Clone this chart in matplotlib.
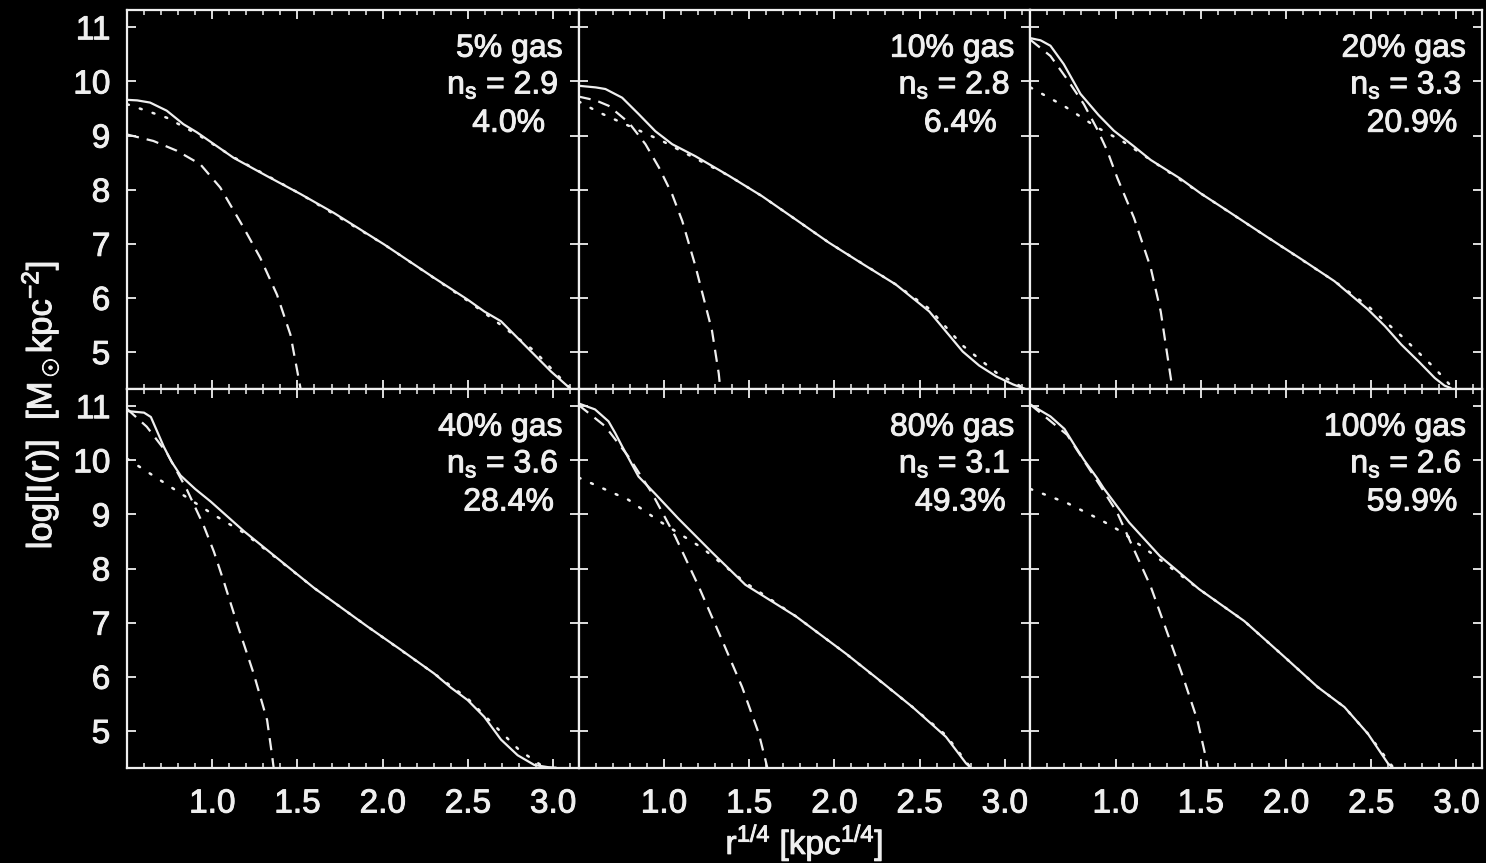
import matplotlib
matplotlib.use("Agg")
import matplotlib.pyplot as plt
import matplotlib.patheffects as pe
from matplotlib.ticker import FixedLocator, MultipleLocator, FormatStrFormatter

# ---------------------------------------------------------------------------
# Surface-density profiles log I(r) versus r^(1/4) for six gas fractions.
# total = simulated profile, outer = Sersic fit to the outer light,
# inner = extra-light (dissipational) component.
# ---------------------------------------------------------------------------
gas_labels = ["5% gas", "10% gas", "20% gas", "40% gas", "80% gas", "100% gas"]
sersic_n = [2.9, 2.8, 3.3, 3.6, 3.1, 2.6]
extra_light_pct = [4.0, 6.4, 20.9, 28.4, 49.3, 59.9]

# 5% gas
r_total_05 = [0.50, 0.56, 0.635, 0.733, 0.831, 0.91, 1.125, 1.322, 1.518, 1.714,
              2.008, 2.302, 2.498, 2.596, 2.694, 2.792, 2.89, 2.988, 3.106]
lg_total_05 = [9.66, 9.65, 9.61, 9.46, 9.21, 9.06, 8.59, 8.25, 7.92, 7.57,
               6.99, 6.37, 5.97, 5.75, 5.57, 5.26, 4.95, 4.64, 4.31]
r_outer_05 = [0.50, 0.733, 0.91, 1.125, 1.518, 2.008, 2.498, 2.694, 2.89, 3.106]
lg_outer_05 = [9.58, 9.33, 9.03, 8.60, 7.92, 6.99, 5.95, 5.50, 5.02, 4.31]
r_inner_05 = [0.50, 0.655, 0.792, 0.93, 1.047, 1.184, 1.282, 1.38, 1.459, 1.518]
lg_inner_05 = [9.02, 8.90, 8.72, 8.47, 8.04, 7.30, 6.74, 6.06, 5.32, 4.33]

# 10% gas
r_total_10 = [0.50, 0.60, 0.657, 0.755, 0.851, 0.95, 1.049, 1.184, 1.38, 1.576, 1.773,
              1.969, 2.165, 2.36, 2.557, 2.655, 2.753, 2.85, 2.95, 3.05, 3.12]
lg_total_10 = [9.92, 9.89, 9.86, 9.70, 9.40, 9.08, 8.84, 8.62, 8.26, 7.88, 7.45,
               7.02, 6.63, 6.25, 5.75, 5.38, 5.01, 4.75, 4.55, 4.40, 4.32]
r_outer_10 = [0.50, 0.618, 0.794, 0.99, 1.147, 1.38, 1.576, 1.969, 2.36, 2.557, 2.753, 2.95, 3.12]
lg_outer_10 = [9.63, 9.43, 9.18, 8.90, 8.64, 8.26, 7.88, 7.02, 6.25, 5.80, 5.12, 4.62, 4.32]
r_inner_10 = [0.50, 0.60, 0.676, 0.794, 0.892, 0.971, 1.049, 1.108, 1.184, 1.282, 1.322, 1.33]
lg_inner_10 = [9.72, 9.65, 9.55, 9.24, 8.84, 8.41, 7.91, 7.42, 6.60, 5.40, 4.60, 4.35]

# 20% gas
r_total_20 = [0.50, 0.56, 0.618, 0.696, 0.794, 0.90, 0.99, 1.10, 1.206, 1.382, 1.5,
              1.637, 1.892, 2.088, 2.284, 2.48, 2.58, 2.676, 2.78, 2.873, 2.93, 2.97]
lg_total_20 = [10.80, 10.76, 10.66, 10.32, 9.77, 9.38, 9.09, 8.82, 8.55, 8.20, 7.93,
               7.65, 7.12, 6.72, 6.31, 5.79, 5.48, 5.14, 4.82, 4.52, 4.38, 4.33]
r_outer_20 = [0.50, 0.696, 0.892, 1.049, 1.206, 1.5, 1.892, 2.284, 2.48, 2.676, 2.873, 2.98]
lg_outer_20 = [9.89, 9.55, 9.15, 8.88, 8.55, 7.93, 7.12, 6.31, 5.85, 5.30, 4.70, 4.33]
r_inner_20 = [0.50, 0.618, 0.716, 0.814, 0.892, 0.951, 1.01, 1.108, 1.206, 1.265, 1.324, 1.333]
lg_inner_20 = [10.77, 10.47, 10.04, 9.58, 9.12, 8.72, 8.22, 7.48, 6.56, 5.75, 4.52, 4.33]

# 40% gas
r_total_40 = [0.50, 0.60, 0.64, 0.676, 0.716, 0.76, 0.814, 0.90, 0.99, 1.186, 1.382, 1.598,
              1.91, 2.106, 2.302, 2.40, 2.498, 2.596, 2.694, 2.792, 2.89, 2.97, 3.02]
lg_total_40 = [10.91, 10.88, 10.80, 10.54, 10.25, 9.98, 9.72, 9.47, 9.24, 8.69, 8.19, 7.64,
               6.93, 6.50, 6.06, 5.80, 5.57, 5.26, 4.84, 4.55, 4.37, 4.33, 4.32]
r_outer_40 = [0.50, 0.75, 1.0, 1.186, 1.382, 1.598, 1.91, 2.302, 2.498, 2.694, 2.80, 2.95]
lg_outer_40 = [10.03, 9.52, 9.01, 8.66, 8.18, 7.64, 6.93, 6.06, 5.60, 4.98, 4.65, 4.32]
r_inner_40 = [0.50, 0.616, 0.733, 0.851, 0.949, 1.01, 1.069, 1.145, 1.243, 1.322, 1.351, 1.36]
lg_inner_40 = [10.95, 10.62, 10.14, 9.46, 8.80, 8.31, 7.75, 6.99, 6.06, 5.20, 4.55, 4.33]

# 80% gas
r_total_80 = [0.50, 0.596, 0.675, 0.715, 0.753, 0.851, 0.949, 1.086, 1.282, 1.478, 1.773,
              2.067, 2.263, 2.459, 2.655, 2.773, 2.80]
lg_total_80 = [11.05, 10.94, 10.72, 10.50, 10.27, 9.70, 9.38, 8.92, 8.30, 7.70, 7.12,
               6.43, 5.94, 5.44, 4.89, 4.40, 4.32]
r_outer_80 = [0.50, 0.792, 0.971, 1.225, 1.478, 1.773, 2.067, 2.459, 2.655, 2.80]
lg_outer_80 = [9.68, 9.27, 8.88, 8.38, 7.74, 7.12, 6.43, 5.44, 4.92, 4.32]
r_inner_80 = [0.50, 0.655, 0.792, 0.929, 1.067, 1.204, 1.341, 1.459, 1.557, 1.596, 1.606]
lg_inner_80 = [11.02, 10.63, 10.07, 9.40, 8.59, 7.67, 6.68, 5.81, 4.95, 4.46, 4.33]

# 100% gas
r_total_100 = [0.50, 0.618, 0.70, 0.755, 0.814, 0.892, 0.931, 1.08, 1.26, 1.49, 1.755,
               1.99, 2.186, 2.343, 2.48, 2.598, 2.625]
lg_total_100 = [11.03, 10.81, 10.58, 10.30, 10.01, 9.67, 9.48, 8.85, 8.23, 7.62, 7.03,
                6.37, 5.81, 5.44, 4.95, 4.40, 4.32]
r_outer_100 = [0.50, 0.716, 0.912, 1.029, 1.225, 1.49, 1.755, 1.99, 2.186, 2.343, 2.48, 2.63]
lg_outer_100 = [9.47, 9.21, 8.90, 8.69, 8.25, 7.62, 7.03, 6.37, 5.81, 5.44, 4.95, 4.32]
r_inner_100 = [0.50, 0.716, 0.912, 1.01, 1.108, 1.206, 1.304, 1.402, 1.48, 1.529, 1.539]
lg_inner_100 = [11.03, 10.47, 9.52, 9.03, 8.35, 7.67, 6.81, 5.94, 5.20, 4.52, 4.33]

x_ticks = [1.0, 1.5, 2.0, 2.5, 3.0]
y_ticks = [5, 6, 7, 8, 9, 10, 11]

totals = [(r_total_05, lg_total_05), (r_total_10, lg_total_10), (r_total_20, lg_total_20),
          (r_total_40, lg_total_40), (r_total_80, lg_total_80), (r_total_100, lg_total_100)]
outers = [(r_outer_05, lg_outer_05), (r_outer_10, lg_outer_10), (r_outer_20, lg_outer_20),
          (r_outer_40, lg_outer_40), (r_outer_80, lg_outer_80), (r_outer_100, lg_outer_100)]
inners = [(r_inner_05, lg_inner_05), (r_inner_10, lg_inner_10), (r_inner_20, lg_inner_20),
          (r_inner_40, lg_inner_40), (r_inner_80, lg_inner_80), (r_inner_100, lg_inner_100)]

plt.rcParams.update({
    "font.family": ["Liberation Sans", "DejaVu Sans"],
    "mathtext.fontset": "custom",
    "mathtext.rm": "Liberation Sans",
    "mathtext.it": "Liberation Sans:italic",
    "mathtext.bf": "Liberation Sans:bold",
    "mathtext.sf": "Liberation Sans",
})

FG = "#efefef"
W, H = 1486, 863
# slightly heavier glyph strokes for all text
THICK = [pe.withStroke(linewidth=0.7, foreground=FG)]

fig, axes = plt.subplots(2, 3, figsize=(W / 100, H / 100), dpi=100, sharex=True, sharey=True)
fig.patch.set_facecolor("black")
fig.subplots_adjust(left=127 / W, right=1482 / W, bottom=1 - 767.7 / H, top=1 - 10 / H,
                    wspace=0, hspace=0)

for i, ax in enumerate(axes.flat):
    ax.set_facecolor("black")
    ro, lo = outers[i]
    ri, li = inners[i]
    rt, lt = totals[i]
    ax.plot(ro, lo, color=FG, lw=1.8, dashes=(0.8, 4.6), dash_capstyle="round")
    ax.plot(ri, li, color=FG, lw=1.6, dashes=(5.5, 3.6))
    ax.plot(rt, lt, color=FG, lw=1.6, solid_capstyle="butt", solid_joinstyle="round")

    ax.set_xlim(0.5, 3.15)
    ax.set_ylim(4.32, 11.32)
    ax.xaxis.set_major_locator(FixedLocator(x_ticks))
    ax.xaxis.set_minor_locator(MultipleLocator(0.1))
    ax.xaxis.set_major_formatter(FormatStrFormatter("%.1f"))
    ax.yaxis.set_major_locator(FixedLocator(y_ticks))

    for s in ax.spines.values():
        s.set_color(FG)
        s.set_linewidth(1.6)
    ax.tick_params(which="both", direction="in", top=True, right=True,
                   colors=FG, labelcolor=FG, labelsize=24)
    ax.tick_params(which="major", length=6.5, width=1.3)
    ax.tick_params(which="minor", length=3.3, width=1.1)
    ax.tick_params(axis="x", pad=15)
    ax.tick_params(axis="y", pad=12)
    for lab in ax.get_xticklabels() + ax.get_yticklabels():
        lab.set_path_effects(THICK)

    ax.annotate(gas_labels[i], xy=(1, 1), xycoords="axes fraction",
                xytext=(-16, -46.7), textcoords="offset pixels",
                ha="right", va="baseline", fontsize=23, color=FG, path_effects=THICK)
    ax.annotate("n$_{\\mathrm{s}}$ = %.1f" % sersic_n[i], xy=(1, 1), xycoords="axes fraction",
                xytext=(-20, -83.5), textcoords="offset pixels",
                ha="right", va="baseline", fontsize=23, color=FG, path_effects=THICK)
    ax.annotate("%.1f%%" % extra_light_pct[i], xy=(1, 1), xycoords="axes fraction",
                xytext=(-70, -121.7), textcoords="offset pixels",
                ha="center", va="baseline", fontsize=23, color=FG, path_effects=THICK)

fig.text(40 / W, 1 - 405 / H, r"log[I(r)]  [M$_\odot$kpc$^{-2}$]", rotation=90,
         ha="center", va="center", fontsize=25, color=FG, path_effects=THICK)
fig.text(804.5 / W, 1 - 854 / H, r"r$^{1/4}$ [kpc$^{1/4}$]",
         ha="center", va="baseline", fontsize=24, color=FG, path_effects=THICK)

fig.savefig("out.png", dpi=100, facecolor=fig.get_facecolor())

> _Instructions for the task_: Copy all lines from the material that hold "matplotlib".

> _Task response_:
Clone this chart in matplotlib.
import matplotlib
matplotlib.use("Agg")
import matplotlib.pyplot as plt
import matplotlib.patheffects as pe
from matplotlib.ticker import FixedLocator, MultipleLocator, FormatStrFormatter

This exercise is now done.